[START]
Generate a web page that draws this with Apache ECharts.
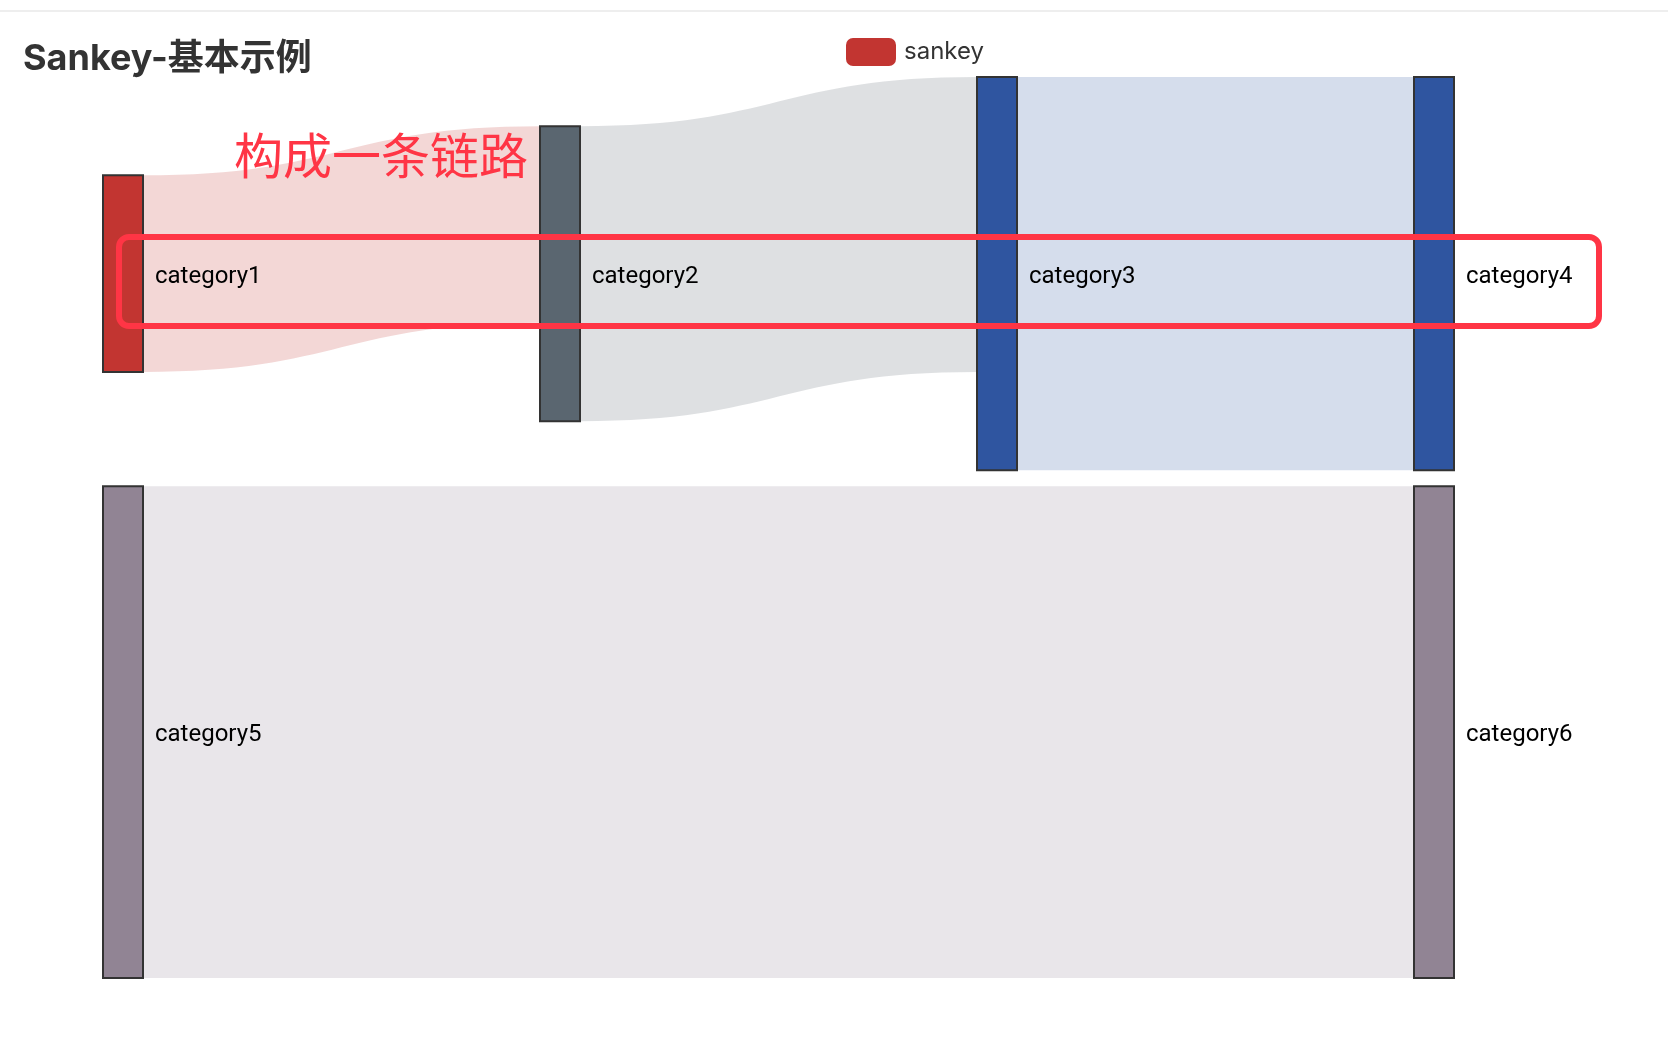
<!DOCTYPE html>
<html>
<head>
<meta charset="utf-8">
<title>Sankey-基本示例</title>
<script src="https://cdn.jsdelivr.net/npm/echarts@6/dist/echarts.min.js"></script>
<style>
  html, body { margin: 0; padding: 0; background: #fff; }
  #chart { width: 1668px; height: 1048px; }
</style>
</head>
<body>
<div id="chart"></div>
<script>
// nodes and their colours
const nodeNames = ['category1', 'category2', 'category3', 'category4', 'category5', 'category6']
const nodeColors = ['#c23531', '#5a6670', '#2f55a0', '#2f55a0', '#918494', '#918494']
// links: source -> target, value
const linkSources = ['category1', 'category2', 'category3', 'category5']
const linkTargets = ['category2', 'category3', 'category4', 'category6']
const linkValues = [20, 30, 40, 50]

const fontFamily = 'Inter, "Noto Sans CJK SC", sans-serif'

const chart = echarts.init(document.getElementById('chart'))

const nodes = nodeNames.map((name, i) => ({
  name: name,
  itemStyle: { color: nodeColors[i] }
}))
const links = linkSources.map((s, i) => ({
  source: s,
  target: linkTargets[i],
  value: linkValues[i]
}))

chart.setOption({
  animation: false,
  title: {
    text: 'Sankey-基本示例',
    left: 23,
    top: 41,
    padding: 0,
    textStyle: {
      fontSize: 36,
      fontWeight: 'bold',
      color: '#333',
      fontFamily: fontFamily
    }
  },
  legend: {
    data: ['sankey'],
    left: 846,
    top: 38,
    padding: 0,
    icon: 'roundRect',
    itemWidth: 50,
    itemHeight: 28,
    itemGap: 12,
    itemStyle: { borderWidth: 0 },
    textStyle: { fontSize: 24, color: '#333', fontFamily: fontFamily, padding: [0, 0, 0, 3] }
  },
  series: [{
    name: 'sankey',
    type: 'sankey',
    left: 103,
    right: 214,
    top: 77,
    bottom: 70,
    nodeWidth: 40,
    nodeGap: 16,
    itemStyle: {
      color: '#c23531',
      borderColor: '#333',
      borderWidth: 2
    },
    lineStyle: {
      color: 'source',
      opacity: 0.2,
      curveness: 0.5
    },
    label: {
      position: 'right',
      distance: 10,
      offset: [1, 3],
      fontSize: 24,
      color: '#000',
      fontFamily: 'Roboto, sans-serif'
    },
    data: nodes,
    links: links
  }],
  graphic: [
    {
      type: 'line',
      shape: { x1: 0, y1: 11, x2: 1668, y2: 11 },
      style: { stroke: '#eeeeee', lineWidth: 2 }
    },
    {
      type: 'text',
      left: 234,
      top: 131,
      z: 100,
      style: {
        text: '构成一条链路',
        fill: '#ff3545',
        fontSize: 49,
        fontFamily: '"Noto Sans CJK SC", sans-serif'
      }
    },
    {
      type: 'rect',
      z: 100,
      shape: { x: 119, y: 237, width: 1480, height: 89, r: 10 },
      style: { fill: 'none', stroke: '#ff3545', lineWidth: 6 }
    }
  ]
})
</script>
</body>
</html>
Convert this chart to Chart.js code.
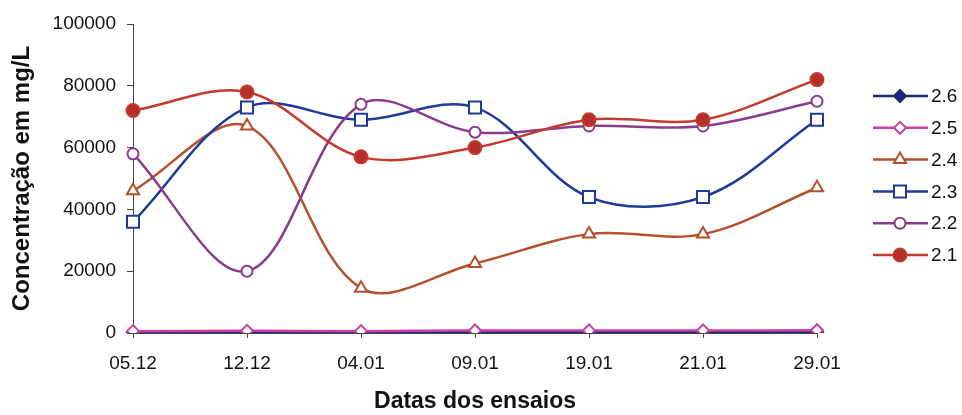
<!DOCTYPE html>
<html>
<head>
<meta charset="utf-8">
<script src="https://cdn.jsdelivr.net/npm/chart.js@4/dist/chart.umd.min.js"></script>
<style>
  html, body { margin: 0; padding: 0; background: #ffffff; }
  #wrap { width: 962px; height: 415px; position: relative; }
</style>
</head>
<body>
<div id="wrap"><canvas id="chart"></canvas></div>
<script>
// Sampling dates
const dates = ['05.12', '12.12', '04.01', '09.01', '19.01', '21.01', '29.01'];

// Concentration (mg/L) per sample
const s26 = [150, 200, 150, 300, 250, 250, 300];
const s25 = [600, 700, 600, 800, 800, 800, 900];
const s24 = [46000, 67000, 14500, 22500, 32000, 32000, 47000];
const s23 = [36000, 73000, 69000, 73000, 44000, 44000, 69000];
const s22 = [58000, 20000, 74000, 65000, 67000, 67000, 75000];
const s21 = [72000, 78000, 57000, 60000, 69000, 69000, 82000];

const seriesNames = ['2.6', '2.5', '2.4', '2.3', '2.2', '2.1'];
const yTickValues = [0, 20000, 40000, 60000, 80000, 100000];

const FONT = '"Liberation Sans", Arial, sans-serif';

// 'order' makes 2.6 paint first and 2.1 last (on top)
function series(label, data, color, fill, style, radius, order) {
  return {
    label, data, order,
    borderColor: color,
    borderWidth: 2.5,
    tension: 0.35,
    pointStyle: style,
    pointRadius: radius,
    pointHoverRadius: radius,
    pointBorderWidth: 2,
    pointBorderColor: color,
    pointBackgroundColor: fill,
    fill: false
  };
}

const datasets = [
  series(seriesNames[0], s26, '#1c2a78', '#1c2a78', 'rectRot', 6, 6),
  series(seriesNames[1], s25, '#c93fa3', '#ffffff', 'rectRot', 6, 5),
  series(seriesNames[2], s24, '#b4502c', '#ffffff', 'triangle', 7, 4),
  series(seriesNames[3], s23, '#1f3a98', '#ffffff', 'rect', 8.5, 3),
  series(seriesNames[4], s22, '#8a3b8c', '#ffffff', 'circle', 5.5, 2),
  series(seriesNames[5], s21, '#c43a2c', '#b3302a', 'circle', 6.5, 1)
];

// Legend on the right: line sample with the marker in its middle, then the name
const sideLegend = {
  id: 'sideLegend',
  afterDraw(chart) {
    const ctx = chart.ctx;
    const x0 = 873, x1 = 928, xm = 900, tx = 931;
    const top = 96, step = 31.8;
    ctx.save();
    chart.data.datasets.forEach((ds, i) => {
      const y = top + i * step;
      ctx.beginPath();
      ctx.strokeStyle = ds.borderColor;
      ctx.lineWidth = ds.borderWidth;
      ctx.moveTo(x0, y);
      ctx.lineTo(x1, y);
      ctx.stroke();
      ctx.fillStyle = ds.pointBackgroundColor;
      ctx.strokeStyle = ds.pointBorderColor;
      ctx.lineWidth = ds.pointBorderWidth;
      Chart.helpers.drawPoint(ctx, {
        pointStyle: ds.pointStyle,
        radius: ds.pointRadius,
        rotation: 0,
        borderWidth: ds.pointBorderWidth
      }, xm, y);
      ctx.fillStyle = '#111111';
      ctx.font = '19px ' + FONT;
      ctx.textAlign = 'left';
      ctx.textBaseline = 'middle';
      ctx.fillText(ds.label, tx, y + 1);
    });
    ctx.restore();
  }
};

new Chart(document.getElementById('chart'), {
  type: 'line',
  data: { labels: dates, datasets },
  options: {
    responsive: true,
    maintainAspectRatio: false,
    animation: false,
    events: [],
    layout: { padding: { left: 0, right: 145, top: 24, bottom: 0 } },
    plugins: {
      legend: { display: false },
      tooltip: { enabled: false }
    },
    scales: {
      x: {
        type: 'category',
        offset: false,
        afterFit(scale) { scale.height = 82; },
        border: { display: true, color: '#444444', width: 1 },
        grid: { drawOnChartArea: false, drawTicks: true, tickLength: 5, color: '#444444' },
        ticks: { color: '#111111', font: { family: FONT, size: 19 }, padding: 14, maxRotation: 0, autoSkip: false },
        title: {
          display: true,
          text: 'Datas dos ensaios',
          color: '#111111',
          font: { family: FONT, size: 23, weight: 'bold' },
          padding: { top: 4, bottom: 0 }
        }
      },
      y: {
        min: yTickValues[0],
        max: yTickValues[yTickValues.length - 1],
        afterFit(scale) { scale.width = 133; },
        afterBuildTicks(scale) { scale.ticks = yTickValues.map(v => ({ value: v })); },
        border: { display: true, color: '#444444', width: 1 },
        grid: { drawOnChartArea: false, drawTicks: true, tickLength: 6, color: '#444444' },
        ticks: {
          color: '#111111',
          font: { family: FONT, size: 19 },
          padding: 11,
          callback: v => String(v)
        },
        title: {
          display: true,
          text: 'Concentração em mg/L',
          color: '#111111',
          font: { family: FONT, size: 24, weight: 'bold' },
          padding: { top: 8, bottom: 0 }
        }
      }
    }
  },
  plugins: [sideLegend]
});
</script>
</body>
</html>
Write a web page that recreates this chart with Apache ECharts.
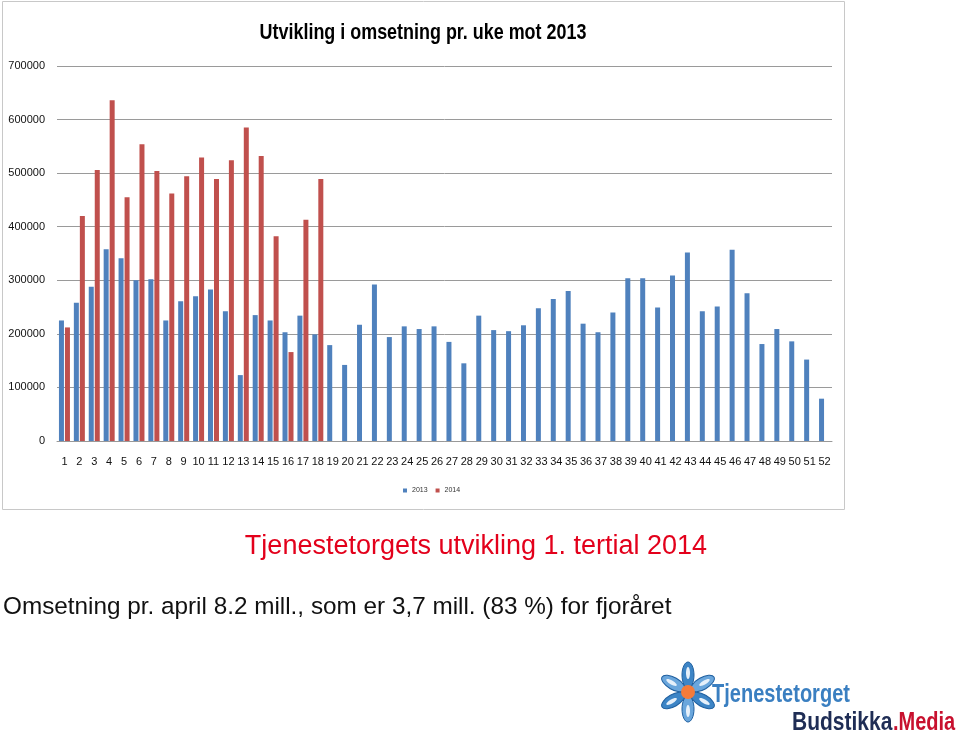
<!DOCTYPE html>
<html><head><meta charset="utf-8">
<script src="https://cdn.jsdelivr.net/npm/echarts@6/dist/echarts.min.js"></script>
<style>html,body{margin:0;padding:0;background:#fff}#c{width:960px;height:735px}</style>
</head><body><div id="c"></div>
<script>
const weeks = ['1','2','3','4','5','6','7','8','9','10','11','12','13','14','15','16','17','18','19','20','21','22','23','24','25','26','27','28','29','30','31','32','33','34','35','36','37','38','39','40','41','42','43','44','45','46','47','48','49','50','51','52'];
const sales2013 = [225000,258000,288000,358000,341000,300000,302000,225000,261000,270000,283000,242000,123000,235000,225000,203000,234000,199000,179000,142000,217000,292000,194000,214000,209000,214000,185000,145000,234000,207000,205000,216000,248000,265000,280000,219000,203000,240000,304000,304000,249000,309000,352000,242000,251000,357000,276000,181000,209000,186000,152000,79000];
const sales2014 = [212000,420000,506000,636000,455000,554000,504000,462000,494000,529000,489000,524000,585000,532000,382000,166000,413000,489000,null,null,null,null,null,null,null,null,null,null,null,null,null,null,null,null,null,null,null,null,null,null,null,null,null,null,null,null,null,null,null,null,null,null];
const seriesNames = ['2013','2014'];
const yTicks = {min:0, max:700000, interval:100000};

const chart = echarts.init(document.getElementById('c'), null, {renderer:'canvas'});
const sans = '"Liberation Sans", Arial, sans-serif';

const petals = [];
for (let i = 0; i < 6; i++) {
  petals.push({
    type:'ellipse', x:688, y:692, rotation: i*Math.PI/3,
    shape:{cx:0, cy:-17, rx:6, ry:13},
    style:{fill: i%2 ? '#6aa6dc' : '#3d85c6', stroke:'#1f5f9f', lineWidth:1}
  });
  petals.push({
    type:'ellipse', x:688, y:692, rotation: i*Math.PI/3,
    shape:{cx:0, cy:-19, rx:2, ry:6},
    style:{fill:'#e6f0fa'}
  });
}

chart.setOption({
  animation:false,
  legend:{data:seriesNames, left:403, top:487, itemWidth:4, itemHeight:4, itemGap:8,
    textStyle:{fontSize:7, color:'#333', fontFamily:sans}, icon:'rect', padding:0},
  grid:{left:57, right:128, top:66, bottom:294},
  xAxis:{type:'category', data:weeks, axisTick:{show:false},
    axisLine:{lineStyle:{color:'#999'}},
    axisLabel:{interval:0, color:'#111', fontFamily:sans, fontSize:11, margin:15}},
  yAxis:{type:'value', min:yTicks.min, max:yTicks.max, interval:yTicks.interval,
    axisLine:{show:false}, axisTick:{show:false},
    splitLine:{lineStyle:{color:'#9a9a9a'}},
    axisLabel:{color:'#111', fontFamily:sans, fontSize:11, margin:12, formatter: v => String(v)}},
  series:[
    {name:seriesNames[0], type:'bar', data:sales2013, barWidth:5, barGap:'20%', itemStyle:{color:'#4f81bd'}},
    {name:seriesNames[1], type:'bar', data:sales2014, barWidth:5, itemStyle:{color:'#c0504d'}}
  ],
  graphic:[
    {type:'rect', shape:{x:2.5, y:1.5, width:842, height:508}, style:{fill:'none', stroke:'#c8c8c8', lineWidth:1}, z:-1},
    {type:'text', x:423, y:33, scaleX:0.815, style:{text:'Utvikling i omsetning pr. uke mot 2013', fill:'#000',
      font:'bold 22px ' + sans, textAlign:'center', textVerticalAlign:'middle'}},
    {type:'text', x:476, y:547, style:{text:'Tjenestetorgets utvikling 1. tertial 2014', fill:'#e3001b',
      font:'27px ' + sans, textAlign:'center', textVerticalAlign:'middle'}},
    {type:'text', x:3, y:607, style:{text:'Omsetning pr. april 8.2 mill., som er 3,7 mill. (83 %) for fjoråret', fill:'#111',
      font:'24.3px ' + sans, textAlign:'left', textVerticalAlign:'middle'}},
    ...petals,
    {type:'circle', shape:{cx:688, cy:692, r:7}, style:{fill:'#f47b3a'}},
    {type:'text', x:712, y:695, scaleX:0.77, style:{text:'Tjenestetorget', fill:'#3a7fc1',
      font:'bold 26px ' + sans, textAlign:'left', textVerticalAlign:'middle'}},
    {type:'text', x:792, y:723, scaleX:0.84, style:{text:'Budstikka', fill:'#1f2d55',
      font:'bold 25px ' + sans, textAlign:'left', textVerticalAlign:'middle'}},
    {type:'text', x:893, y:723, scaleX:0.8, style:{text:'.Media', fill:'#c8102e',
      font:'bold 25px ' + sans, textAlign:'left', textVerticalAlign:'middle'}}
  ]
});
</script></body></html>
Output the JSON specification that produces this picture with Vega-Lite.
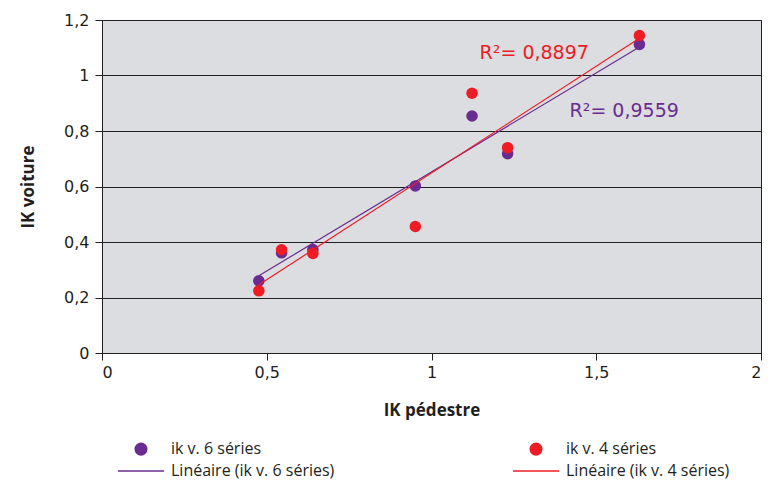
[END]
Goal: Pull every line containing the word "page" out of the material.

Exercise result:
Generate a web page that draws this with Apache ECharts.
Write a web page that recreates this chart with Apache ECharts.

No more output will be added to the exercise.